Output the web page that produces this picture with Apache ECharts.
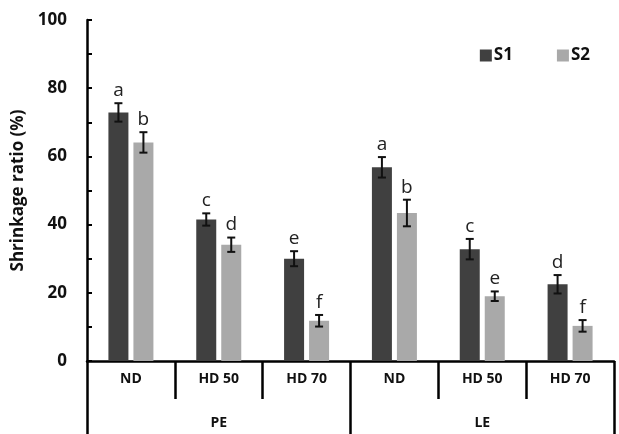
<!DOCTYPE html>
<html>
<head>
<meta charset="utf-8">
<script src="https://cdn.jsdelivr.net/npm/echarts@6/dist/echarts.min.js"></script>
<style>
  html, body { margin: 0; padding: 0; background: #fff; }
  #chart { width: 619px; height: 434px; }
</style>
</head>
<body>
<div id="chart"></div>
<script>
// categories
const subCats = ['ND', 'HD 50', 'HD 70', 'ND', 'HD 50', 'HD 70'];
const groups = ['PE', 'LE'];
const yTicks = [0, 20, 40, 60, 80, 100];

// values
const s1 = [72.9, 41.5, 30.0, 56.8, 32.8, 22.5];
const s2 = [64.1, 34.1, 11.8, 43.4, 19.0, 10.3];
const s1Err = [2.7, 1.8, 2.2, 3.0, 3.0, 2.7];
const s2Err = [3.0, 2.1, 1.7, 3.9, 1.4, 1.7];
const s1Letters = ['a', 'c', 'e', 'a', 'c', 'd'];
const s2Letters = ['b', 'd', 'f', 'b', 'e', 'f'];

const font = '"Open Sans", sans-serif';
const BAR_W = 20;
const OFFSET = 12.5; // half of bar width + half of gap

const myChart = echarts.init(document.getElementById('chart'));

// error bar + significance letter, drawn on top of the bars
function errorSeries(name, vals, errs, letters, side) {
    return {
        name: name + ' err',
        type: 'custom',
        z: 5,
        data: vals.map((v, i) => [i, v, errs[i]]),
        renderItem: function (params, api) {
            const i = api.value(0);
            const v = api.value(1);
            const e = api.value(2);
            const top = api.coord([i, v + e]);
            const bot = api.coord([i, v - e]);
            const x = top[0] + side * OFFSET;
            const cap = 4;
            const st = { stroke: '#111', lineWidth: 2 };
            return {
                type: 'group',
                children: [
                    { type: 'line', shape: { x1: x, y1: top[1], x2: x, y2: bot[1] }, style: st },
                    { type: 'line', shape: { x1: x - cap, y1: top[1], x2: x + cap, y2: top[1] }, style: st },
                    { type: 'line', shape: { x1: x - cap, y1: bot[1], x2: x + cap, y2: bot[1] }, style: st },
                    {
                        type: 'text',
                        style: {
                            text: letters[i], x: x, y: top[1] - 3,
                            textAlign: 'center', textVerticalAlign: 'bottom',
                            fontSize: 19, fontFamily: font, fill: '#222'
                        }
                    }
                ]
            };
        }
    };
}

const option = {
    animation: false,
    grid: { left: 87, right: 5, top: 20, bottom: 73 },
    legend: {
        data: ['S1', 'S2'],
        right: 24,
        top: 42,
        itemWidth: 12,
        itemHeight: 12,
        itemGap: 44,
        icon: 'rect',
        textStyle: { fontSize: 17, fontWeight: 'bold', fontFamily: font, color: '#111', padding: [0, 0, 0, -3] }
    },
    xAxis: [
        {
            type: 'category',
            data: subCats,
            position: 'bottom',
            axisLine: { lineStyle: { color: '#000', width: 2.5 } },
            axisTick: { show: true, length: 38, lineStyle: { color: '#000', width: 2.5 } },
            axisLabel: { margin: 11, fontSize: 14, fontWeight: 'bold', fontFamily: font, color: '#111' }
        },
        {
            type: 'category',
            data: groups,
            position: 'bottom',
            axisLine: { show: false },
            axisTick: { show: true, length: 73, lineStyle: { color: '#000', width: 2.5 } },
            axisLabel: { margin: 55, fontSize: 14, fontWeight: 'bold', fontFamily: font, color: '#111' }
        }
    ],
    yAxis: {
        type: 'value',
        min: 0,
        max: 100,
        interval: 20,
        name: 'Shrinkage ratio (%)',
        nameLocation: 'middle',
        nameGap: 51,
        nameTextStyle: { fontSize: 17, fontWeight: 'bold', fontFamily: font, color: '#111' },
        axisLine: { show: true, lineStyle: { color: '#000', width: 2.5 } },
        axisTick: { show: true, inside: true, length: 5, lineStyle: { color: '#000', width: 2 } },
        minorTick: { show: true, splitNumber: 2, length: 5, lineStyle: { color: '#000', width: 2 } },
        splitLine: { show: false },
        axisLabel: {
            margin: 20, fontSize: 17, fontWeight: 'bold', fontFamily: font, color: '#111',
            formatter: v => (yTicks.indexOf(v) >= 0 ? String(v) : '')
        }
    },
    series: [
        { name: 'S1', type: 'bar', data: s1, barWidth: BAR_W, barGap: '25%', itemStyle: { color: '#404040' } },
        { name: 'S2', type: 'bar', data: s2, barWidth: BAR_W, barGap: '25%', itemStyle: { color: '#a9a9a9' } },
        errorSeries('S1', s1, s1Err, s1Letters, -1),
        errorSeries('S2', s2, s2Err, s2Letters, 1)
    ]
};

myChart.setOption(option);
</script>
</body>
</html>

Written instruction. Omit each picture, then return all of the listing exactly as it stands.

Exercise response.
Output the web page that produces this picture with Apache ECharts.
<!DOCTYPE html>
<html>
<head>
<meta charset="utf-8">
<script src="https://cdn.jsdelivr.net/npm/echarts@6/dist/echarts.min.js"></script>
<style>
  html, body { margin: 0; padding: 0; background: #fff; }
  #chart { width: 619px; height: 434px; }
</style>
</head>
<body>
<div id="chart"></div>
<script>
// categories
const subCats = ['ND', 'HD 50', 'HD 70', 'ND', 'HD 50', 'HD 70'];
const groups = ['PE', 'LE'];
const yTicks = [0, 20, 40, 60, 80, 100];

// values
const s1 = [72.9, 41.5, 30.0, 56.8, 32.8, 22.5];
const s2 = [64.1, 34.1, 11.8, 43.4, 19.0, 10.3];
const s1Err = [2.7, 1.8, 2.2, 3.0, 3.0, 2.7];
const s2Err = [3.0, 2.1, 1.7, 3.9, 1.4, 1.7];
const s1Letters = ['a', 'c', 'e', 'a', 'c', 'd'];
const s2Letters = ['b', 'd', 'f', 'b', 'e', 'f'];

const font = '"Open Sans", sans-serif';
const BAR_W = 20;
const OFFSET = 12.5; // half of bar width + half of gap

const myChart = echarts.init(document.getElementById('chart'));

// error bar + significance letter, drawn on top of the bars
function errorSeries(name, vals, errs, letters, side) {
    return {
        name: name + ' err',
        type: 'custom',
        z: 5,
        data: vals.map((v, i) => [i, v, errs[i]]),
        renderItem: function (params, api) {
            const i = api.value(0);
            const v = api.value(1);
            const e = api.value(2);
            const top = api.coord([i, v + e]);
            const bot = api.coord([i, v - e]);
            const x = top[0] + side * OFFSET;
            const cap = 4;
            const st = { stroke: '#111', lineWidth: 2 };
            return {
                type: 'group',
                children: [
                    { type: 'line', shape: { x1: x, y1: top[1], x2: x, y2: bot[1] }, style: st },
                    { type: 'line', shape: { x1: x - cap, y1: top[1], x2: x + cap, y2: top[1] }, style: st },
                    { type: 'line', shape: { x1: x - cap, y1: bot[1], x2: x + cap, y2: bot[1] }, style: st },
                    {
                        type: 'text',
                        style: {
                            text: letters[i], x: x, y: top[1] - 3,
                            textAlign: 'center', textVerticalAlign: 'bottom',
                            fontSize: 19, fontFamily: font, fill: '#222'
                        }
                    }
                ]
            };
        }
    };
}

const option = {
    animation: false,
    grid: { left: 87, right: 5, top: 20, bottom: 73 },
    legend: {
        data: ['S1', 'S2'],
        right: 24,
        top: 42,
        itemWidth: 12,
        itemHeight: 12,
        itemGap: 44,
        icon: 'rect',
        textStyle: { fontSize: 17, fontWeight: 'bold', fontFamily: font, color: '#111', padding: [0, 0, 0, -3] }
    },
    xAxis: [
        {
            type: 'category',
            data: subCats,
            position: 'bottom',
            axisLine: { lineStyle: { color: '#000', width: 2.5 } },
            axisTick: { show: true, length: 38, lineStyle: { color: '#000', width: 2.5 } },
            axisLabel: { margin: 11, fontSize: 14, fontWeight: 'bold', fontFamily: font, color: '#111' }
        },
        {
            type: 'category',
            data: groups,
            position: 'bottom',
            axisLine: { show: false },
            axisTick: { show: true, length: 73, lineStyle: { color: '#000', width: 2.5 } },
            axisLabel: { margin: 55, fontSize: 14, fontWeight: 'bold', fontFamily: font, color: '#111' }
        }
    ],
    yAxis: {
        type: 'value',
        min: 0,
        max: 100,
        interval: 20,
        name: 'Shrinkage ratio (%)',
        nameLocation: 'middle',
        nameGap: 51,
        nameTextStyle: { fontSize: 17, fontWeight: 'bold', fontFamily: font, color: '#111' },
        axisLine: { show: true, lineStyle: { color: '#000', width: 2.5 } },
        axisTick: { show: true, inside: true, length: 5, lineStyle: { color: '#000', width: 2 } },
        minorTick: { show: true, splitNumber: 2, length: 5, lineStyle: { color: '#000', width: 2 } },
        splitLine: { show: false },
        axisLabel: {
            margin: 20, fontSize: 17, fontWeight: 'bold', fontFamily: font, color: '#111',
            formatter: v => (yTicks.indexOf(v) >= 0 ? String(v) : '')
        }
    },
    series: [
        { name: 'S1', type: 'bar', data: s1, barWidth: BAR_W, barGap: '25%', itemStyle: { color: '#404040' } },
        { name: 'S2', type: 'bar', data: s2, barWidth: BAR_W, barGap: '25%', itemStyle: { color: '#a9a9a9' } },
        errorSeries('S1', s1, s1Err, s1Letters, -1),
        errorSeries('S2', s2, s2Err, s2Letters, 1)
    ]
};

myChart.setOption(option);
</script>
</body>
</html>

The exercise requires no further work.